If Mac Miller had not been the kind and curious mind that he was, he would’ve disappeared really quickly. Mac rose to viral fame in the early-’10s frat-rap era. His Blue Slide Park album was a massive and unlikely success, hitting #1 with indie distribution when people were still buying CDs at Best Buy, when that just wasn’t something that happened. The album was an inconsequential goof, and it became an instant target for hate. I remember being at SXSW that year and seeing Mac live multiple times by mistake. He was pushing it hard, and I wished he would just go away so I could see Freddie Gibbs or whoever. He was an irritant, one who seemed destined to disappear quickly.

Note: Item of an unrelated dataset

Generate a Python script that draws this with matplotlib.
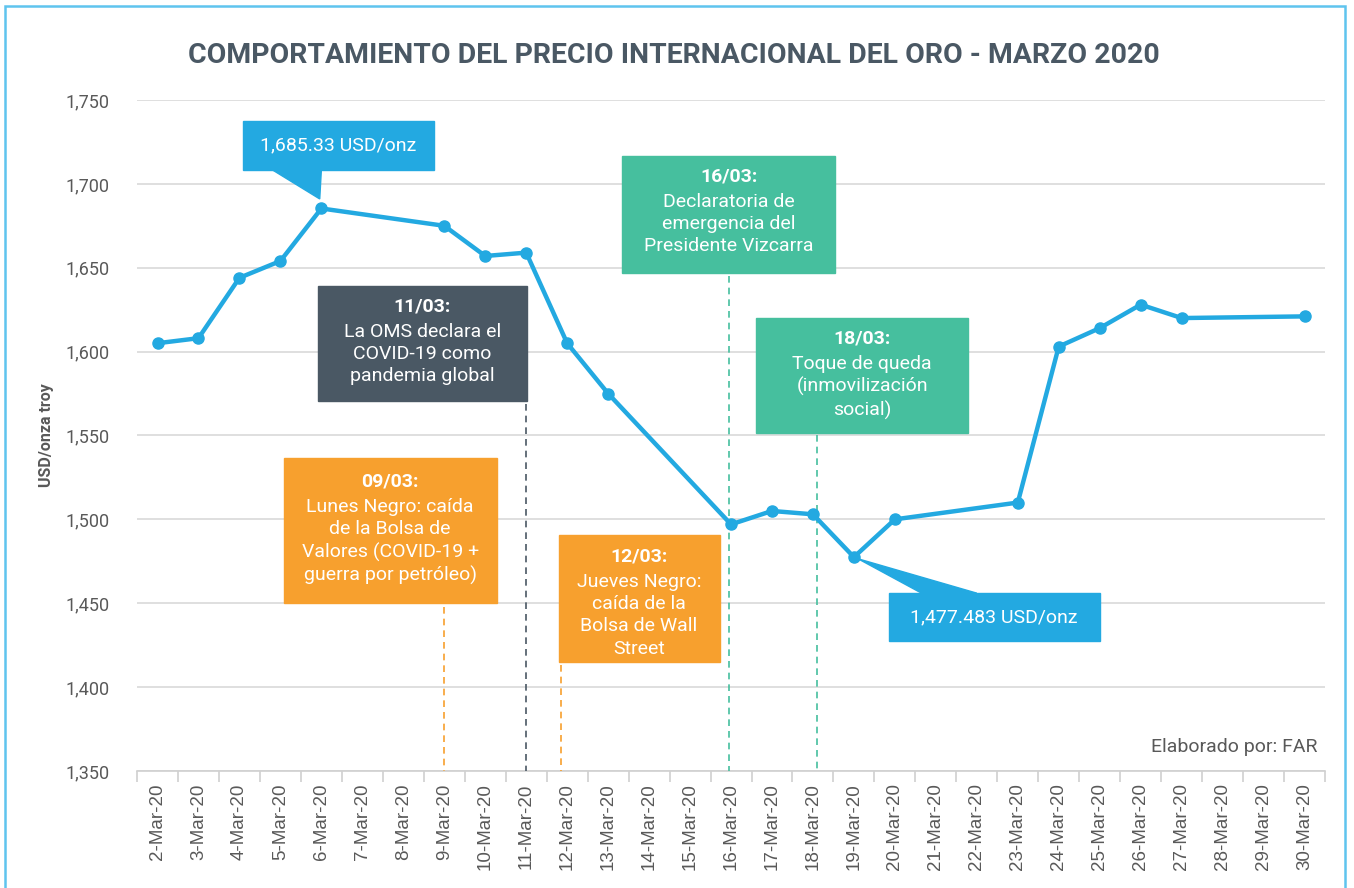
# precio internacional del oro - marzo 2020
import numpy as np
import matplotlib.pyplot as plt
from matplotlib.patches import Rectangle, Polygon

plt.rcParams['font.family'] = ['Roboto', 'DejaVu Sans']

dates = [f"{d}-Mar-20" for d in range(2, 31)]
trade_days = ["2-Mar-20", "3-Mar-20", "4-Mar-20", "5-Mar-20", "6-Mar-20",
              "9-Mar-20", "10-Mar-20", "11-Mar-20", "12-Mar-20", "13-Mar-20",
              "16-Mar-20", "17-Mar-20", "18-Mar-20", "19-Mar-20", "20-Mar-20",
              "23-Mar-20", "24-Mar-20", "25-Mar-20", "26-Mar-20", "27-Mar-20",
              "30-Mar-20"]
price = [1605, 1608, 1644, 1654, 1685.33,
         1675, 1657, 1659, 1605, 1575,
         1497, 1505, 1503, 1477.483, 1500,
         1510, 1603, 1614, 1628, 1620,
         1621]
yticks = [1350, 1400, 1450, 1500, 1550, 1600, 1650, 1700, 1750]

BLUE = "#23a9e1"
GREEN = "#46bf9e"
ORANGE = "#f7a02e"
DARK = "#4a5864"
GRAY = "#595959"
FS = 14

fig = plt.figure(figsize=[13.54, 8.88], dpi=100)
ax = fig.add_axes([0.1012, 0.1318, 0.8774, 0.7556])

xi = [dates.index(d) for d in trade_days]
ax.plot(xi, price, '-o', color=BLUE, lw=3.2, ms=8, zorder=5)

ax.set_xlim(-0.5, len(dates) - 0.5)
ax.set_ylim(1350, 1750)
ax.set_yticks(yticks)
ax.set_yticklabels([f"{v:,}" for v in yticks], fontsize=13, color=GRAY)
ax.tick_params(axis='y', length=0, pad=20)
ax.grid(axis='y', color='#d9d9d9', lw=1.2)
ax.set_axisbelow(True)

ax.set_xticks(range(len(dates)))
ax.set_xticklabels(dates, rotation=90, fontsize=13.5, color=GRAY,
                   family=['Liberation Sans', 'DejaVu Sans'])
ax.set_xticks(np.arange(-0.5, len(dates)), minor=True)
ax.tick_params(axis='x', which='major', length=0, pad=9)
ax.tick_params(axis='x', which='minor', length=8, color='#d0d0d0', width=1.2)

for s in ['top', 'right', 'left']:
    ax.spines[s].set_visible(False)
ax.spines['bottom'].set_color('#d0d0d0')
ax.spines['bottom'].set_linewidth(1.2)

ax.set_ylabel("USD/onza troy", fontsize=11.5, fontweight='bold', color=GRAY, labelpad=8)


def box(x0, x1, y0, y1, color, head, body, line_x=None, line_top=None):
    ax.add_patch(Rectangle((x0, y0), x1 - x0, y1 - y0, color=color, zorder=6))
    ytop = y1 - (y1 - y0) * 0.1
    xc = (x0 + x1) / 2
    ax.text(xc, ytop, head, ha='center', va='top', color='white', fontsize=FS,
            fontweight='bold', zorder=7)
    ax.annotate(body, (xc, ytop), xytext=(0, -FS * 1.3), textcoords='offset points',
                ha='center', va='top', color='white', fontsize=FS,
                linespacing=1.3, zorder=7)
    if line_x is not None:
        ax.plot([line_x, line_x], [line_top, 1350], ls=(0, (4, 3)), color=color,
                lw=1.2, zorder=4)


box(3.91, 9.03, 1570.6, 1639.1, DARK, "11/03:",
    "La OMS declara el\nCOVID-19 como\npandemia global", 9.0, 1569)
box(11.35, 16.53, 1646.9, 1716.6, GREEN, "16/03:",
    "Declaratoria de\nemergencia del\nPresidente Vizcarra", 13.96, 1645)
box(14.62, 19.78, 1551.5, 1620.0, GREEN, "18/03:",
    "Toque de queda\n(inmovilización\nsocial)", 16.09, 1550)
box(3.08, 8.28, 1450.1, 1536.6, ORANGE, "09/03:",
    "Lunes Negro: caída\nde la Bolsa de\nValores (COVID-19 +\nguerra por petróleo)", 7.0, 1448)
box(9.79, 13.72, 1415.0, 1490.7, ORANGE, "12/03:",
    "Jueves Negro:\ncaída de la\nBolsa de Wall\nStreet", 9.86, 1413)

# callouts max / min
ax.add_patch(Rectangle((2.08, 1708.3), 4.68, 29.2, color=BLUE, zorder=6))
ax.add_patch(Polygon([(2.8, 1708.4), (4.0, 1708.4), (3.96, 1691)], color=BLUE, zorder=6))
ax.text(4.42, 1722.9, "1,685.33 USD/onz", ha='center', va='center', color='white',
        fontsize=FS, zorder=7)

ax.add_patch(Rectangle((17.85, 1427.5), 5.15, 28.6, color=BLUE, zorder=6))
ax.add_patch(Polygon([(18.65, 1456.0), (20.0, 1456.0), (17.1, 1476.5)], color=BLUE, zorder=6))
ax.text(20.42, 1441.8, "1,477.483 USD/onz", ha='center', va='center', color='white',
        fontsize=FS, zorder=7)

ax.text(0.994, 0.036, "Elaborado por: FAR", transform=ax.transAxes, ha='right',
        va='center', fontsize=14, color=GRAY)

fig.text(0.498, 0.938, "COMPORTAMIENTO DEL PRECIO INTERNACIONAL DEL ORO - MARZO 2020",
         ha='center', va='center', fontsize=20.4, fontweight='bold', color=DARK)

fig.patches.append(Rectangle((5 / 1354, -0.1), 1340 / 1354, 1.1 - 6 / 888,
                             transform=fig.transFigure, fill=False,
                             edgecolor='#5fc4ee', lw=1.8))

plt.savefig("out.png", dpi=100)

He didn’t disappear. Instead, he made himself great. It was a slow, arduous process, and he took it seriously. There was nothing forced about Miller’s evolution. Instead, it was a clear case of a kid who got famous when he was a teenager, who read all his bad reviews, and who tried to learn from them. 2013’s Watching Movies With The Sound Off was the beginning of the turn — Mac suddenly hanging with Earl Sweatshirt and Action Bronson over dense, cluttered loops — but it was only part of the story. Around the same time Mac was making the MTV2 reality show that ran a couple of seasons, he transformed his home studio into a kind of clubhouse for the ridiculously fertile young LA rap scene, forging tight friendships with people like Earl and Schoolboy Q. He produced a whole Vince Staples mixtape before most of us knew who Vince Staples even was. He became part of a distinct and exciting moment in recent rap history.

That whole time, he was struggling, recovering from addiction and then relapsing again. Later on, he talked about how much of it was driven by boredom. He’d be sitting alone in a room, and he’d decide that the best thing he could do with that time would be to go on “a whole adventure” on whatever drug. This was, after all, someone who became famous as a teenager, and adventures outside of that room were presumably just not that much of an option. Plus, he had the money to fund all those drug adventures.

He talked about all this in his music, too. He knew the potential consequences. He knew he was flirting with his own end. And there was shame in there, too. A line from 2014’s great Faces mixtape: “Don’t tell my mom I got a drug problem.” Another, from a song about skipping his own birthday party: “I’ll just stay down here inside the studio / Doing blow and paraphrasing The Crucible.”

But Mac stayed busy, and he stayed famous. He kept working, and a lot of his work was really good. For a while, he dated Ariana Grande, and he seemed to enjoy the role of publicly doting boyfriend. They helped each other through things, but his things got to be too much. Around the same time, a few months ago, when Mac got arrested for a DUI, Grande described their relationship as “toxic.” (For me, at least, this was a shock, and a clearer sign than the arrest that the guy had real problems.) He never showed any venom toward her, and on Swimming, his month-old final album, he rapped about her helping him through things even after the breakup.

Swimming is a gorgeous record, one that’s gained more heft and force since Miller’s death. Listening to it when it first came out, I thought it sounded like someone making progress, both musical and personal. It’s an introspective record with an amber organ-glow and a whole lot of lines about trying to find some kind of peace. But this morning, I was listening to “2009” when my wife walked in. She doesn’t really pay attention to rap music, but she’s a social worker, and sometimes she hears things that I don’t. Here’s what she said:

“He sounds so sad. Is he OK?”

He wasn’t, and I wish more of us had realized it. But I don’t know. I don’t know.